-- BEGIN Records provided --
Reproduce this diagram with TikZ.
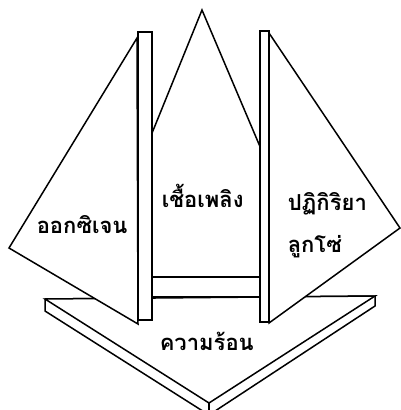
\documentclass[tikz,border=0pt]{standalone}
\usepackage{fontspec}
\newfontfamily\thaifont[Script=Thai]{Loma}
\usepackage{tikz}

\begin{document}
\begin{tikzpicture}[x=1pt, y=-1pt, line width=1.5pt, line join=miter,
	every node/.style={font=\thaifont\bfseries\fontsize{22}{26}\selectfont, inner sep=0pt, anchor=base west},
	face/.style={draw, fill=white}]
	\useasboundingbox (0,0) rectangle (401,410);
	% heat: the flat arrow at the bottom
	\draw[face] (45,299) -- (45,311) -- (209,415) -- (375,306) -- (375,296) -- cycle;
	\draw[face] (45,299) -- (209,403) -- (375,296) -- cycle;
	\draw (209,403) -- (209,415);
	\node (heat) at (159,350) {ความร้อน};
	% fuel: the middle triangle
	\fill[white] (202,10) -- (148,143) -- (264,156) -- cycle;
	\draw (148,143) -- (202,10) -- (264,156);
	\draw[face] (152,277) rectangle (260,297);
	\node (fuel) at (161,207) {เชื้อเพลิง};
	% oxygen and chain reaction
	\draw[face] (137,38) -- (9,248) -- (138,324) -- cycle;
	\node (oxy) at (36,233) {ออกซิเจน};
	\draw[face] (269,33) -- (400,228) -- (269,323) -- cycle;
	\node (chain1) at (287,210) {ปฏิกิริยา};
	\node (chain2) at (287,252) {ลูกโซ่};
	% the two posts
	\draw[face] (138,32) rectangle (152,320);
	\draw[face] (260,31) rectangle (269,322);
\end{tikzpicture}
\end{document}
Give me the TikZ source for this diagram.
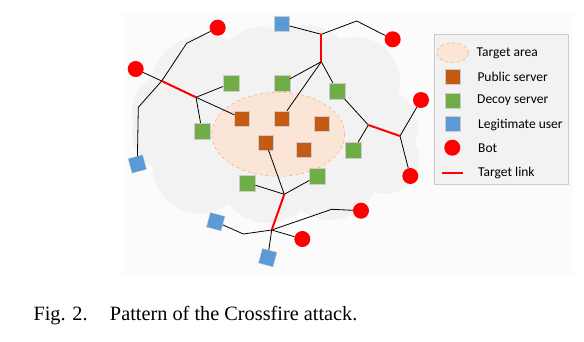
\documentclass[tikz,border=0pt]{standalone}
\usepackage{fontspec}
\setmainfont{Liberation Serif}
\newfontfamily\legendfont{Carlito}
\usetikzlibrary{shapes.geometric}
\definecolor{pubbrown}{HTML}{C55A11}
\definecolor{decoygreen}{HTML}{70AD47}
\definecolor{userblue}{HTML}{5B9BD5}
\definecolor{botred}{HTML}{FF0000}
\definecolor{areafill}{HTML}{FBE5D6}
\definecolor{areadraw}{HTML}{F4B183}
\definecolor{cloudgray}{HTML}{F2F2F2}
\definecolor{paper}{HTML}{FBFBFB}
\begin{document}
\begin{tikzpicture}[x=1pt, y=-1pt,
  bot/.style={circle, fill=botred, minimum size=16pt, inner sep=0pt},
  public/.style={rectangle, fill=pubbrown, draw=gray!40, line width=0.3pt, minimum size=15pt, inner sep=0pt},
  decoy/.style={rectangle, fill=decoygreen, draw=gray!40, line width=0.3pt, minimum size=16pt, inner sep=0pt},
  user/.style={rectangle, fill=userblue, draw=gray!40, line width=0.3pt, minimum size=15pt, inner sep=0pt},
  link/.style={draw=black, line width=0.8pt},
  tlink/.style={draw=botred, line width=2pt},
  legtext/.style={anchor=west, font=\legendfont\fontsize{13.5}{15}\selectfont, inner sep=0pt}]
  \useasboundingbox (0,0) rectangle (584,342);
  % Paper and cloud
  \fill[paper] (123,13) rectangle (573,275);
  \fill[cloudgray]
    (205,90) circle (55) (172,132) circle (40) (200,165) circle (48)
    (168,110) circle (36)
    (262,72) circle (45) (305,75) circle (50) (355,82) circle (45)
    (378,128) circle (40) (385,160) circle (34)
    (330,172) circle (48) (268,175) circle (48)
    (245,125) circle (60) (320,120) circle (60);
  % Target area
  \node[ellipse, fill=areafill, draw=areadraw, dashed, line width=0.6pt,
    minimum width=133pt, minimum height=84pt] (area) at (278.3,134.3) {};
  % Junctions and bends
  \coordinate (j1) at (161.7,81);
  \coordinate (j2) at (196,97.3);
  \coordinate (j3) at (321.3,34.3);
  \coordinate (j4) at (321.3,61.7);
  \coordinate (j5) at (368.3,125);
  \coordinate (j6) at (400,136);
  \coordinate (j7) at (284.3,194.3);
  \coordinate (j8) at (271.7,230);
  \coordinate (k1) at (186.7,43.3);
  \coordinate (k2) at (138.3,107.3);
  \coordinate (k3) at (356.7,21);
  \coordinate (k4) at (243.3,234);
  \coordinate (k5) at (331.7,209.3);
  % Bots
  \node[bot] (b1) at (217.7,27.7) {};
  \node[bot] (b2) at (135.7,69) {};
  \node[bot] (b3) at (392.7,39.3) {};
  \node[bot] (b4) at (421,100) {};
  \node[bot] (b5) at (410.3,176) {};
  \node[bot] (b6) at (361,210.7) {};
  \node[bot] (b7) at (302.3,239) {};
  % Legitimate users
  \node[user] (u1) at (282,24) {};
  \node[user, rotate=15] (u2) at (137.3,164) {};
  \node[user, rotate=-15] (u3) at (215.7,221.7) {};
  \node[user, rotate=-15] (u4) at (267.7,257.7) {};
  % Decoy servers
  \node[decoy] (d1) at (231,83.3) {};
  \node[decoy] (d2) at (281.7,83.3) {};
  \node[decoy] (d3) at (337.3,91) {};
  \node[decoy] (d4) at (202,131) {};
  \node[decoy] (d5) at (353.3,150.3) {};
  \node[decoy] (d6) at (247.3,182.7) {};
  \node[decoy] (d7) at (317.3,176) {};
  % Public servers
  \node[public] (p1) at (242,118.3) {};
  \node[public] (p2) at (281.7,118.3) {};
  \node[public] (p3) at (321.3,123.3) {};
  \node[public] (p4) at (265.7,142.3) {};
  \node[public] (p5) at (304,150) {};
  % Links
  \draw[link] (b1) -- (k1) -- (j1) -- (k2) -- (u2);
  \draw[link] (b2) -- (j1);
  \draw[link] (j2) -- (d1);
  \draw[link] (j2) -- (p1);
  \draw[link] (j2) -- (d4);
  \draw[link] (u1) -- (j3) -- (k3) -- (b3);
  \draw[link] (j4) -- (d2);
  \draw[link] (j4) -- (p2);
  \draw[link] (j4) -- (d3) -- (j5);
  \draw[link] (j5) -- (d5);
  \draw[link] (b4) -- (j6) -- (b5);
  \draw[link] (p4) -- (j7);
  \draw[link] (d6) -- (j7);
  \draw[link] (d7) -- (j7);
  \draw[link] (u3) -- (k4) -- (j8) -- (k5) -- (b6);
  \draw[link] (j8) -- (b7);
  \draw[link] (j8) -- (u4);
  % Target links
  \draw[tlink] (j1) -- (j2);
  \draw[tlink] (j3) -- (j4);
  \draw[tlink] (j5) -- (j6);
  \draw[tlink] (j7) -- (j8);
  % Legend
  \draw[gray!40, fill=cloudgray, line width=0.6pt] (434.3,34.3) rectangle (568.3,184);
  \node[ellipse, fill=areafill, draw=areadraw, dashed, line width=0.6pt,
    minimum width=32pt, minimum height=20pt] (kArea) at (452.7,52.7) {};
  \node[public] (kPublic) at (452.3,76.7) {};
  \node[decoy, minimum size=15pt] (kDecoy) at (452.3,100.3) {};
  \node[user] (kUser) at (452.3,124) {};
  \node[bot] (kBot) at (452.3,147.7) {};
  \coordinate (kLinkA) at (441.7,173.3);
  \coordinate (kLinkB) at (463.3,173.3);
  \draw[draw=botred, line width=1.6pt] (kLinkA) -- (kLinkB);
  \node[legtext] (tArea) at (476.5,53) {Target area};
  \node[legtext] (tPublic) at (477.3,77) {Public server};
  \node[legtext] (tDecoy) at (477,100.5) {Decoy server};
  \node[legtext] (tUser) at (478,124.5) {Legitimate user};
  \node[legtext] (tBot) at (478,148) {Bot};
  \node[legtext] (tLink) at (478,172.5) {Target link};
  % Caption
  \node[anchor=base west, inner sep=0pt, font=\fontsize{20.3}{24}\selectfont] (caption) at (33.3,320)
    {Fig. 2.\hspace{1.1em}Pattern of the Crossfire attack.};
\end{tikzpicture}
\end{document}
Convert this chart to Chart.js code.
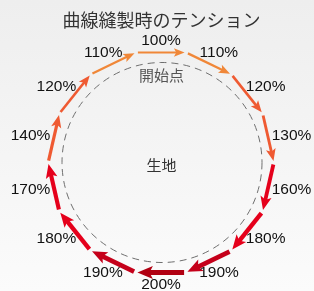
-- END Records provided --
# [Your task]
Check each line of the entries above, and show every one holding the word "diagram".

# [Output for this exercise]
Reproduce this diagram with TikZ.
Give me the TikZ source for this diagram.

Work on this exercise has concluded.